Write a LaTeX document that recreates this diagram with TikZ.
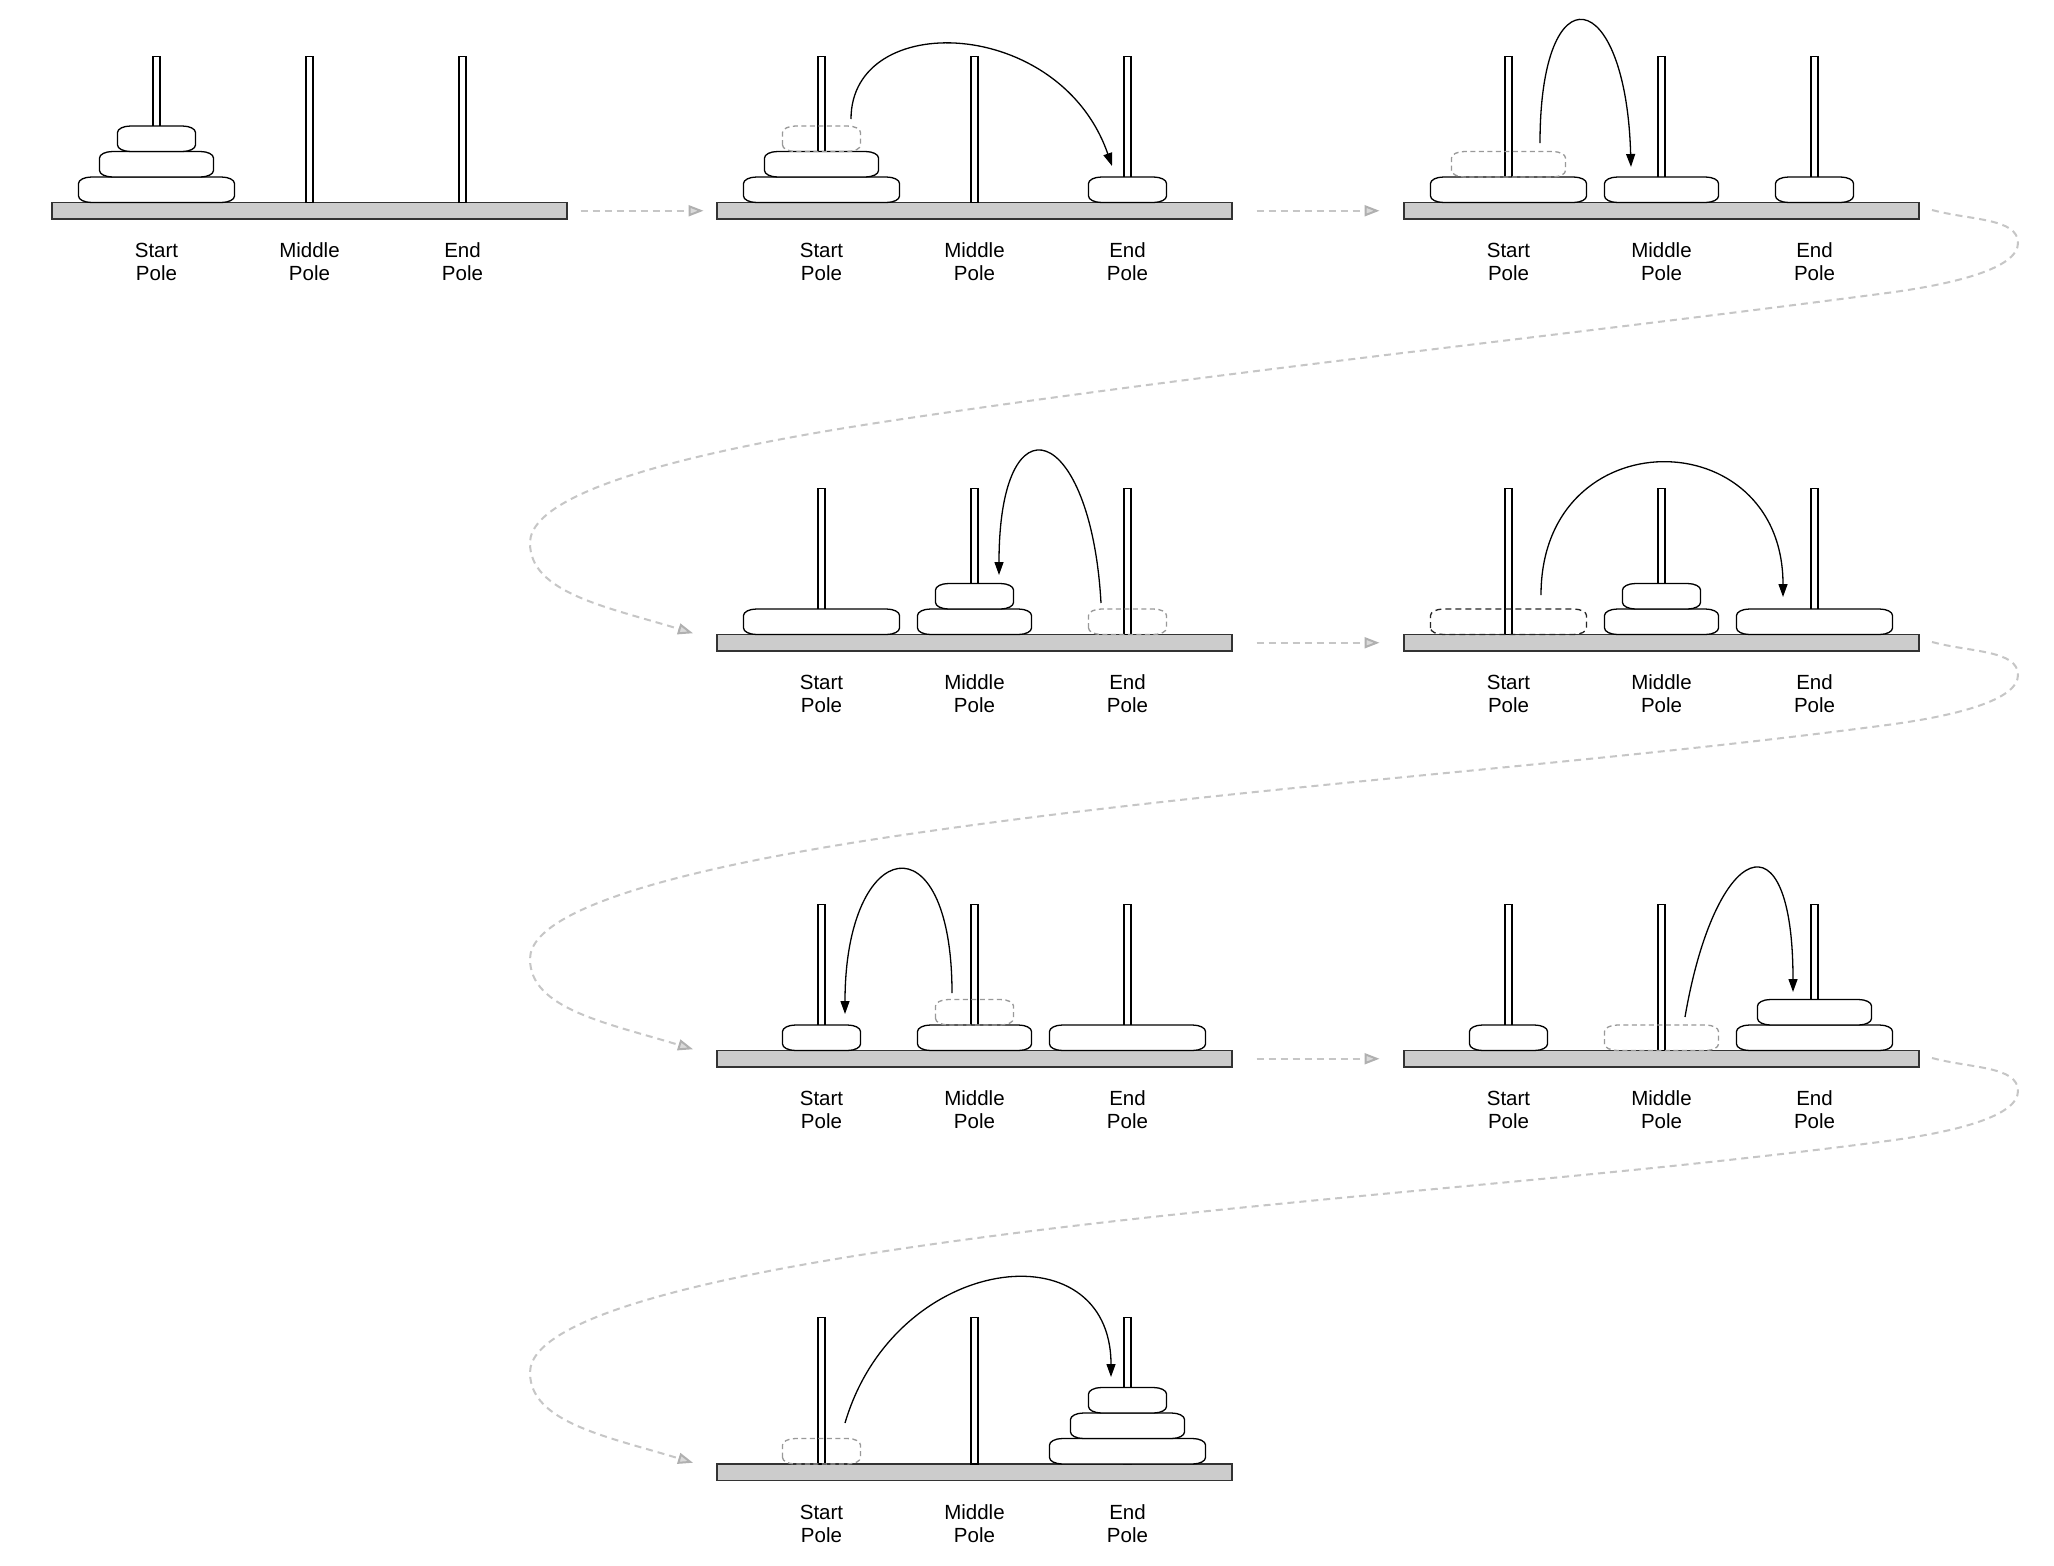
--
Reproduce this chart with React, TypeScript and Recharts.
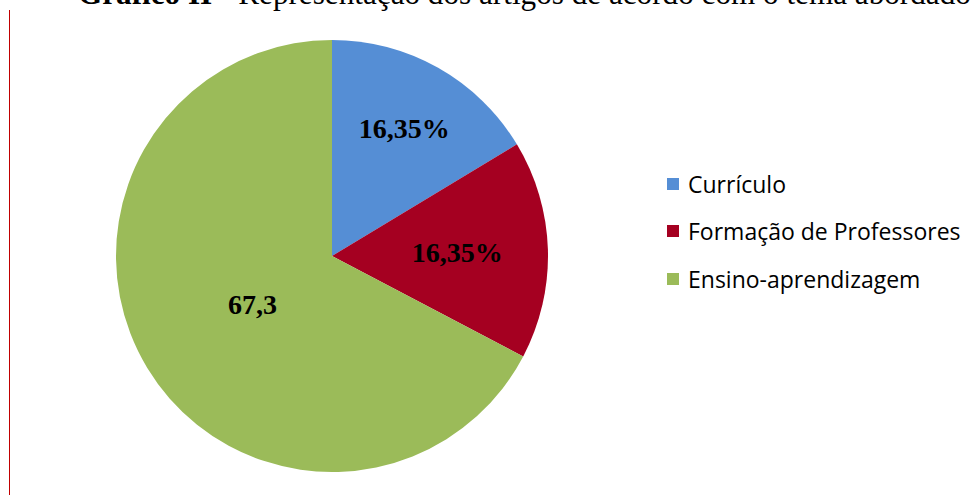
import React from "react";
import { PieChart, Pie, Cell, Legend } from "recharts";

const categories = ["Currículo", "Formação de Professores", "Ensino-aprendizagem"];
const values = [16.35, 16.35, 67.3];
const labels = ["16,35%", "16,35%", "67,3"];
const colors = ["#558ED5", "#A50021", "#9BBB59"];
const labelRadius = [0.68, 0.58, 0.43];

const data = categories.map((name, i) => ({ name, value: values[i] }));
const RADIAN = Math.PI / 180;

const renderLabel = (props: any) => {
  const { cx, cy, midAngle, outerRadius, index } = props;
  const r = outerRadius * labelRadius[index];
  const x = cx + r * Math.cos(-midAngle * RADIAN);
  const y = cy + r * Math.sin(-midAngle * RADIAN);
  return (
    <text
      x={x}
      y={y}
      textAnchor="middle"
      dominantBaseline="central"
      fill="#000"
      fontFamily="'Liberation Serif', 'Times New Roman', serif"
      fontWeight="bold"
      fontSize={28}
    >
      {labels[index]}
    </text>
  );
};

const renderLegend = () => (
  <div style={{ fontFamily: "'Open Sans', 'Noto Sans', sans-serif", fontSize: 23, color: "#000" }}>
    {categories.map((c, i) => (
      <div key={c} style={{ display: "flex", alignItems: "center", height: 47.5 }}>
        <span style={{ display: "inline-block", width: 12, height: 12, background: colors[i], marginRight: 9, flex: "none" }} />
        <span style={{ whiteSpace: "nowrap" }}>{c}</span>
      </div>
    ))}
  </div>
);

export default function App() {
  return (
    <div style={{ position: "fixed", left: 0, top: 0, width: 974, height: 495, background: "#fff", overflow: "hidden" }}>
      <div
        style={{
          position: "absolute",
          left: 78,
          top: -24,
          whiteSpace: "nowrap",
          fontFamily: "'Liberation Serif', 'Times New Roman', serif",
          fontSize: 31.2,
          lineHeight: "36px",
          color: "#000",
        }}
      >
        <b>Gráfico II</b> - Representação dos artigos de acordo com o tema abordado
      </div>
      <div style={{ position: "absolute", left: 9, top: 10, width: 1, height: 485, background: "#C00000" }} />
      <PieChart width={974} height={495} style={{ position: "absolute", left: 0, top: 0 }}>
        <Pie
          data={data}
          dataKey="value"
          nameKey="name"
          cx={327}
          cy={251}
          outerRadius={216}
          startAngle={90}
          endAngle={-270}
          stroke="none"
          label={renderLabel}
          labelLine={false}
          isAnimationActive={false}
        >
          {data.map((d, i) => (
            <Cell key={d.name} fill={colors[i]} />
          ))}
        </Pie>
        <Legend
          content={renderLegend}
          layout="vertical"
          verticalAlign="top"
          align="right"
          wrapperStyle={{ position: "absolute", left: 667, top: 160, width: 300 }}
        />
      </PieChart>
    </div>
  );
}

TASK:
Keep the pictures out, and extract only the lines that begin at the one containing "Reproduce this chart" and end at the one containing "const labelRadius = [0.68, 0.58, 0.43];", inclusive.

ANSWER:
Reproduce this chart with React, TypeScript and Recharts.
import React from "react";
import { PieChart, Pie, Cell, Legend } from "recharts";

const categories = ["Currículo", "Formação de Professores", "Ensino-aprendizagem"];
const values = [16.35, 16.35, 67.3];
const labels = ["16,35%", "16,35%", "67,3"];
const colors = ["#558ED5", "#A50021", "#9BBB59"];
const labelRadius = [0.68, 0.58, 0.43];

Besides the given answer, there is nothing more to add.